When people talk about the future they were promised as kids they often say, "where are the flying cars?" The iPad is the flying car of consumer electronics. It's the exact device that the futuristic movies and tv shows have always promised us and now it's here.
Personal computers (both Mac and Windows-based) have gotten a lot easier to use and many people are now comfortable with them, but let's not kid ourselves: computers are hard. Even Macs. Want proof, Apple nerds? Try using search in the Finder. It's painful. Macs "just work" when the user already has a certain familiarity with the basics of personal computing.
The operating systems we use today are still based around the office-oriented concepts of files and folders. I suspect that's because when Xerox's Palo Alto Research Center (PARC) was creating the first GUI they were imagining the office of the future, not the home of the future. We've lived with that for twenty years because home computers still did mostly the same things that office computers did.

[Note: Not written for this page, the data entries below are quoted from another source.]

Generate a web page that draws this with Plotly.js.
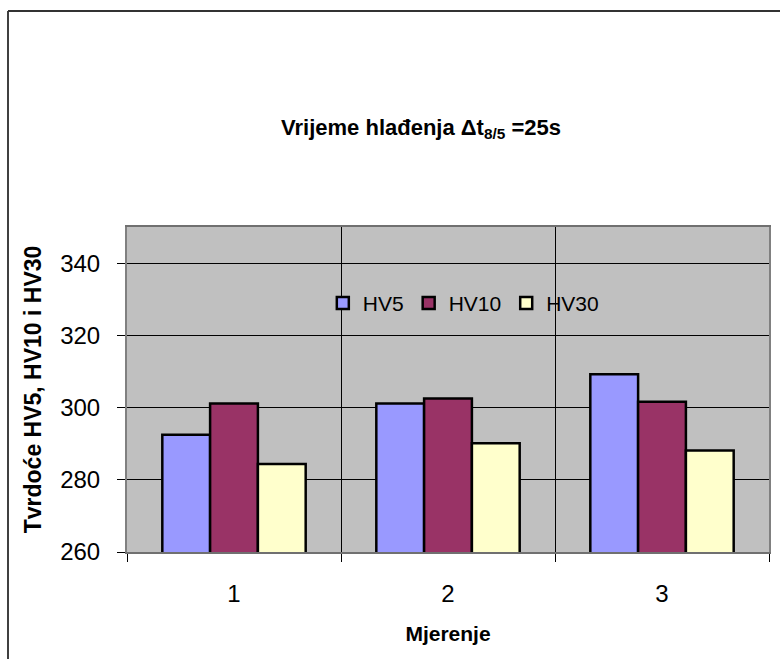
<!DOCTYPE html>
<html>
<head>
<meta charset="utf-8">
<script src="https://cdn.plot.ly/plotly-3.0.1.min.js"></script>
<style>
html,body{margin:0;padding:0;background:#fff;}
#chart{width:780px;height:659px;}
</style>
</head>
<body>
<div id="chart"></div>
<script>
const categories = ["1", "2", "3"];
const seriesNames = ["HV5", "HV10", "HV30"];
const hv5 = [292.5, 301.1, 309.2];
const hv10 = [301.1, 302.5, 301.6];
const hv30 = [284.4, 290.1, 288.1];
const yTicks = [260, 280, 300, 320, 340];

const colors = ["#9999FF", "#993366", "#FFFFCC"];
const values = [hv5, hv10, hv30];
const FONT = "Liberation Sans, Arial, sans-serif";

const traces = values.map((v, i) => ({
  type: "bar",
  name: seriesNames[i],
  x: categories,
  y: v,
  marker: {color: colors[i], line: {color: "#000000", width: 2.5}},
  hoverinfo: "skip"
}));

const layout = {
  width: 780,
  height: 659,
  margin: {l: 127, r: 11, t: 227, b: 107, pad: 0},
  paper_bgcolor: "#ffffff",
  plot_bgcolor: "#C0C0C0",
  font: {family: FONT, color: "#000000"},
  barmode: "group",
  bargap: 0.33,
  bargroupgap: 0,
  showlegend: true,
  title: {
    text: "<b>Vrijeme hlađenja Δt<sub>8/5</sub> =25s</b>",
    font: {family: FONT, size: 22, color: "#000"},
    xref: "paper", x: 0.458, xanchor: "center",
    yref: "container", y: 1 - 127 / 659, yanchor: "middle"
  },
  legend: {
    orientation: "h",
    x: 0.305, xanchor: "left",
    y: 0.765, yanchor: "middle",
    bgcolor: "rgba(0,0,0,0)",
    borderwidth: 0,
    font: {family: FONT, size: 21, color: "#000"},
    itemwidth: 30,
    traceorder: "normal"
  },
  xaxis: {
    type: "category",
    tickson: "boundaries",
    showgrid: true,
    gridcolor: "#000000",
    gridwidth: 1,
    ticks: "outside",
    ticklen: 8,
    tickcolor: "#000000",
    showline: true,
    linecolor: "#707070",
    linewidth: 2,
    mirror: true,
    tickfont: {family: FONT, size: 24, color: "#000"},
    ticklabelstandoff: 19,
    title: {text: "<b>Mjerenje</b>", font: {family: FONT, size: 21, color: "#000"}, standoff: 21},
    automargin: false,
    fixedrange: true
  },
  yaxis: {
    range: [260, 350],
    tickvals: yTicks,
    ticktext: yTicks.map(String),
    showgrid: true,
    gridcolor: "#000000",
    gridwidth: 1,
    zeroline: false,
    ticks: "outside",
    ticklen: 8,
    tickcolor: "#000000",
    showline: true,
    linecolor: "#808080",
    linewidth: 2,
    mirror: true,
    tickfont: {family: FONT, size: 24, color: "#000"},
    ticklabelstandoff: 12,
    title: {text: "<b>Tvrdoće HV5, HV10 i HV30</b>", font: {family: FONT, size: 23, color: "#000"}, standoff: 12},
    automargin: false,
    fixedrange: true
  },
  shapes: [
    {type: "line", xref: "paper", yref: "paper",
     x0: (8 - 127) / 642, x1: (8 - 127) / 642, y0: (552 - 11) / 325, y1: -1,
     line: {color: "#000000", width: 1.5}},
    {type: "line", xref: "paper", yref: "paper",
     x0: (8 - 127) / 642, x1: 2, y0: (552 - 11) / 325, y1: (552 - 11) / 325,
     line: {color: "#333333", width: 2}}
  ]
};

Plotly.newPlot("chart", traces, layout, {displayModeBar: false, staticPlot: true});
</script>
</body>
</html>
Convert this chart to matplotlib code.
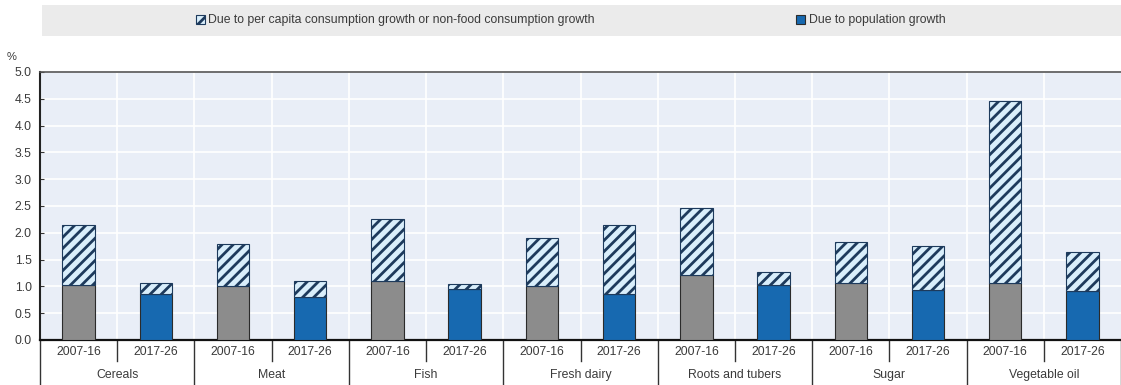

Fortunately we've been freeing ourselves of the office idiom over the last few years. Thanks to the MP3, the iPod and the Internet, we've seen the gradual shift from the computer as spreadsheet-and-word-processing machine to a true information appliance. The iPad could potentially fulfill the promise of the original Macintosh.
This is where it gets fun for designers and developers. We are now free to ask a really interesting question: "what do regular people actually want to do with this magic tablet that can basically do anything?" Yeah, we know that they'll want to watch movies, play games and surf the Internet. But what else? And when we figure out what they want to do we, the designers, will get to figure out the easiest and most intuitive way to do it. My mind boggles at the potential for rethinking everything we've become accustomed to when designing user interfaces for the web.
Some of you might be saying, "but isn't it just a big iPhone? What's the big deal?" To which I say, "YES! Exactly! It's an iPhone that's big enough to show lots of information. What more could you want?"
And please don't say "Flash."
P.S. I think Apple missed a great opportunity when they called it the iPad rather than the PowerBook or the iBook.